In exchange for the loan the U.S. government will take a 79.9% equity interest in AIG and has the right to veto the payment of dividends to common and preferred shareholders. The loan is collateralized by all the assets of AIG and its subsidiaries, and is expected to be repaid from the proceeds of the sale of the firm’s assets. It has a 24-month term, and interest will accrue on the outstanding balance at a rate of three-month Libor plus 850 basis points.

In announcing the move Tuesday night, the Fed said it determined that, “in current circumstances, a disorderly failure of AIG could add to already significant levels of financial market fragility and lead to substantially higher borrowing costs, reduced household wealth and materially weaker economic performance.”

“This loan will facilitate a process under which AIG will sell certain of its businesses in an orderly manner, with the least possible disruption to the overall economy,” it explained in a release.

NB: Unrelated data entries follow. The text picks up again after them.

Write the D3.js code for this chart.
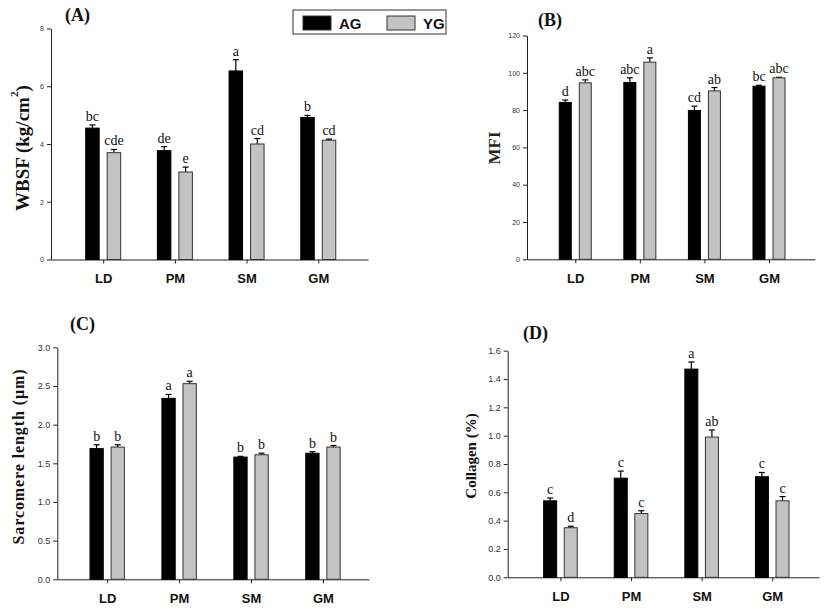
<!DOCTYPE html>
<html><head><meta charset="utf-8">
<script src="https://cdn.jsdelivr.net/npm/d3@7"></script>
<style>body{margin:0;background:#fff}</style>
</head><body><svg id="c" width="827" height="615"></svg>
<script>
// ---------- DATA ----------
const categories = ["LD", "PM", "SM", "GM"];
const seriesNames = ["AG", "YG"];

// (A) WBSF (kg/cm2)
const wbsfAG = [4.55, 3.77, 6.53, 4.92];
const wbsfAGErr = [0.11, 0.14, 0.39, 0.07];
const wbsfYG = [3.70, 3.03, 4.00, 4.13];
const wbsfYGErr = [0.11, 0.17, 0.19, 0.04];
const wbsfAGLetters = ["bc", "de", "a", "b"];
const wbsfYGLetters = ["cde", "e", "cd", "cd"];
const wbsfTicks = [0, 2, 4, 6, 8];

// (B) MFI
const mfiAG = [84.1, 94.8, 79.8, 92.8];
const mfiAGErr = [1.3, 2.5, 2.3, 0.5];
const mfiYG = [94.6, 105.7, 90.3, 97.3];
const mfiYGErr = [1.6, 2.3, 1.8, 0.3];
const mfiAGLetters = ["d", "abc", "cd", "bc"];
const mfiYGLetters = ["abc", "a", "ab", "abc"];
const mfiTicks = [0, 20, 40, 60, 80, 100, 120];

// (C) Sarcomere length (um)
const slAG = [1.69, 2.34, 1.58, 1.63];
const slAGErr = [0.05, 0.05, 0.01, 0.02];
const slYG = [1.71, 2.53, 1.61, 1.71];
const slYGErr = [0.03, 0.03, 0.02, 0.02];
const slAGLetters = ["b", "a", "b", "b"];
const slYGLetters = ["b", "a", "b", "b"];
const slTicks = [0, 0.5, 1.0, 1.5, 2.0, 2.5, 3.0];

// (D) Collagen (%)
const colAG = [0.54, 0.70, 1.47, 0.71];
const colAGErr = [0.02, 0.05, 0.05, 0.03];
const colYG = [0.35, 0.45, 0.99, 0.54];
const colYGErr = [0.01, 0.02, 0.05, 0.03];
const colAGLetters = ["c", "c", "a", "c"];
const colYGLetters = ["d", "c", "ab", "c"];
const colTicks = [0, 0.2, 0.4, 0.6, 0.8, 1.0, 1.2, 1.4, 1.6];

// ---------- LAYOUT ----------
const panels = [
  {ag: wbsfAG, agErr: wbsfAGErr, yg: wbsfYG, ygErr: wbsfYGErr, agL: wbsfAGLetters, ygL: wbsfYGLetters,
   ticks: wbsfTicks, fmt: d3.format("d"), title: "(A)",
   x0: 51, x1: 368, yTop: 28.5, yBot: 259.5, pad: 0.711, align: 0.512, bw: 13.5, hg: 4,
   tickFont: 7, titleX: 65, titleY: 21,
   ylab: {x: 22, y: 148, size: 19, text: "WBSF (kg/cm", sup: "2", after: ")", color: "#111"}},
  {ag: mfiAG, agErr: mfiAGErr, yg: mfiYG, ygErr: mfiYGErr, agL: mfiAGLetters, ygL: mfiYGLetters,
   ticks: mfiTicks, fmt: d3.format("d"), title: "(B)",
   x0: 527, x1: 815, yTop: 35.5, yBot: 259.3, pad: 0.73, align: 0.512, bw: 12, hg: 4,
   tickFont: 7, titleX: 538, titleY: 26,
   ylab: {x: 494, y: 148, size: 17, text: "MFI", color: "#2a2418"}},
  {ag: slAG, agErr: slAGErr, yg: slYG, ygErr: slYGErr, agL: slAGLetters, ygL: slYGLetters,
   ticks: slTicks, fmt: d3.format(".1f"), title: "(C)",
   x0: 57.3, x1: 369, yTop: 347.3, yBot: 579.3, pad: 0.667, align: 0.52, bw: 13.3, hg: 3.9,
   tickFont: 9, titleX: 70, titleY: 330,
   ylab: {x: 18.5, y: 457, size: 16, text: "Sarcomere length (\u03bcm)", len: 175, color: "#111"}},
  {ag: colAG, agErr: colAGErr, yg: colYG, ygErr: colYGErr, agL: colAGLetters, ygL: colYGLetters,
   ticks: colTicks, fmt: d3.format(".1f"), title: "(D)",
   x0: 507.7, x1: 819, yTop: 350.7, yBot: 577.3, pad: 0.705, align: 0.53, bw: 13, hg: 3.8,
   tickFont: 9, titleX: 523, titleY: 339,
   ylab: {x: 471, y: 456, size: 15, text: "Collagen (%)", color: "#111"}}
];

const svg = d3.select("#c");
const colors = {AG: "#000000", YG: "#c3c3c3"};
const serif = "'Liberation Serif','Times New Roman',serif";
const sans = "'Liberation Sans',Arial,sans-serif";

panels.forEach(p => {
  const g = svg.append("g");
  const x = d3.scalePoint().domain(categories).range([p.x0, p.x1]).padding(p.pad).align(p.align);
  const y = d3.scaleLinear().domain([p.ticks[0], p.ticks[p.ticks.length - 1]]).range([p.yBot, p.yTop]);

  // axes
  const ya = g.append("g").attr("transform", `translate(${p.x0},0)`)
    .call(d3.axisLeft(y).tickValues(p.ticks).tickFormat(p.fmt).tickSize(4).tickSizeOuter(0).tickPadding(3));
  ya.select(".domain").attr("stroke", "#222");
  ya.selectAll(".tick line").attr("stroke", "#222");
  ya.selectAll(".tick text").attr("font-family", sans).attr("font-size", p.tickFont).attr("fill", "#333");

  const xa = g.append("g").attr("transform", `translate(0,${p.yBot})`)
    .call(d3.axisBottom(x).tickSize(4).tickSizeOuter(0).tickPadding(10));
  xa.select(".domain").attr("stroke", "#222");
  xa.selectAll(".tick line").attr("stroke", "#222");
  xa.selectAll(".tick text").attr("font-family", sans).attr("font-size", 13)
    .attr("font-weight", "bold").attr("fill", "#111");

  const series = [
    {name: "AG", vals: p.ag, err: p.agErr, lets: p.agL, off: -p.hg - p.bw},
    {name: "YG", vals: p.yg, err: p.ygErr, lets: p.ygL, off: p.hg}
  ];
  series.forEach(s => {
    const data = categories.map((c, i) => ({c, v: s.vals[i], e: s.err[i], l: s.lets[i]}));
    const cx = d => x(d.c) + s.off + p.bw / 2;
    // error bars (upper only)
    g.selectAll(null).data(data).enter().append("line")
      .attr("x1", cx).attr("x2", cx)
      .attr("y1", d => y(d.v)).attr("y2", d => y(d.v + d.e))
      .attr("stroke", "#000").attr("stroke-width", 1.2);
    g.selectAll(null).data(data).enter().append("line")
      .attr("x1", d => cx(d) - 3).attr("x2", d => cx(d) + 3)
      .attr("y1", d => y(d.v + d.e)).attr("y2", d => y(d.v + d.e))
      .attr("stroke", "#000").attr("stroke-width", 1.2);
    // bars
    g.selectAll(null).data(data).enter().append("rect")
      .attr("x", d => x(d.c) + s.off).attr("width", p.bw)
      .attr("y", d => y(d.v)).attr("height", d => y(0) - y(d.v))
      .attr("fill", colors[s.name]).attr("stroke", s.name === "AG" ? "#000" : "#333").attr("stroke-width", 1);
    // letters
    g.selectAll(null).data(data).enter().append("text")
      .attr("x", cx).attr("y", d => y(d.v + d.e) - 4)
      .attr("text-anchor", "middle").attr("font-family", serif).attr("font-size", 14)
      .attr("fill", "#111").text(d => d.l);
  });

  // panel title
  g.append("text").attr("x", p.titleX).attr("y", p.titleY)
    .attr("font-family", serif).attr("font-weight", "bold").attr("font-size", 18)
    .attr("fill", "#111").text(p.title);

  // y label
  const yl = g.append("text")
    .attr("transform", `translate(${p.ylab.x},${p.ylab.y}) rotate(-90)`)
    .attr("text-anchor", "middle").attr("dominant-baseline", "central")
    .attr("font-family", serif).attr("font-weight", "bold").attr("font-size", p.ylab.size)
    .attr("fill", p.ylab.color);
  if (p.ylab.sup) {
    yl.append("tspan").text(p.ylab.text);
    yl.append("tspan").attr("font-size", p.ylab.size * 0.6).attr("dy", -p.ylab.size * 0.4).text(p.ylab.sup);
    yl.append("tspan").attr("dy", p.ylab.size * 0.4).text(p.ylab.after);
  } else {
    yl.text(p.ylab.text);
    if (p.ylab.len) yl.attr("textLength", p.ylab.len).attr("lengthAdjust", "spacing");
  }
});

// legend
const lg = svg.append("g");
lg.append("rect").attr("x", 293).attr("y", 10).attr("width", 153).attr("height", 24)
  .attr("fill", "#fff").attr("stroke", "#333").attr("stroke-width", 1);
const legendX = [303, 387];
seriesNames.forEach((n, i) => {
  lg.append("rect").attr("x", legendX[i]).attr("y", 16).attr("width", 28).attr("height", 14)
    .attr("fill", colors[n]).attr("stroke", "#333").attr("stroke-width", 1);
  lg.append("text").attr("x", legendX[i] + 36).attr("y", 28.5)
    .attr("font-family", sans).attr("font-weight", "bold").attr("font-size", 15)
    .attr("fill", "#111").text(n);
});
</script>
</body></html>
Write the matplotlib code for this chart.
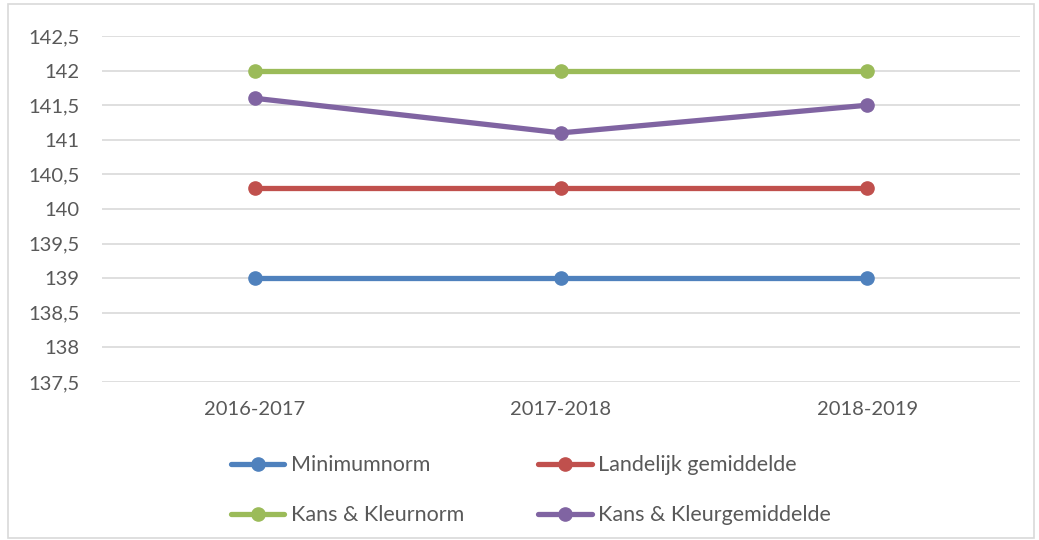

Commenting on the deal, AIG’s board of directors issued a statement, explaining that it approved this transaction, “based on its determination that this is the best alternative for all of AIG’s constituencies, including policyholders, customers, creditors, counterparties, employees and shareholders.”

It notes that the company has over US$1 trillion in assets and substantial equity, but allowed that, “it has been recently experiencing serious liquidity issues.”

“We believe the loan, which is backed by profitable, well-capitalized operating subsidiaries with substantial value, will protect all AIG policyholders, address rating agency concerns and give AIG the time necessary to conduct asset sales on an orderly basis,” it says. “We expect that the proceeds of these sales will be sufficient to repay the loan in full and enable AIG’s businesses to continue as substantial participants in their respective markets. In return for providing this essential support, American taxpayers will receive a substantial majority ownership interest in AIG.”

US Treasury Secretary Henry Paulson, added, “These are challenging times for our financial markets. We are working closely with the Federal Reserve, the SEC and other regulators to enhance the stability and orderliness of our financial markets and minimize the disruption to our economy. I support the steps taken by the Federal Reserve tonight to assist AIG in continuing to meet its obligations, mitigate broader disruptions and at the same time protect the taxpayers.”

Following the deal’s announcement, Fitch Ratings revised its Rating Watch on AIG to “evolving” from “negative”. Fitch said it views this transaction as a favourable development that alleviates significant near-term liquidity concerns.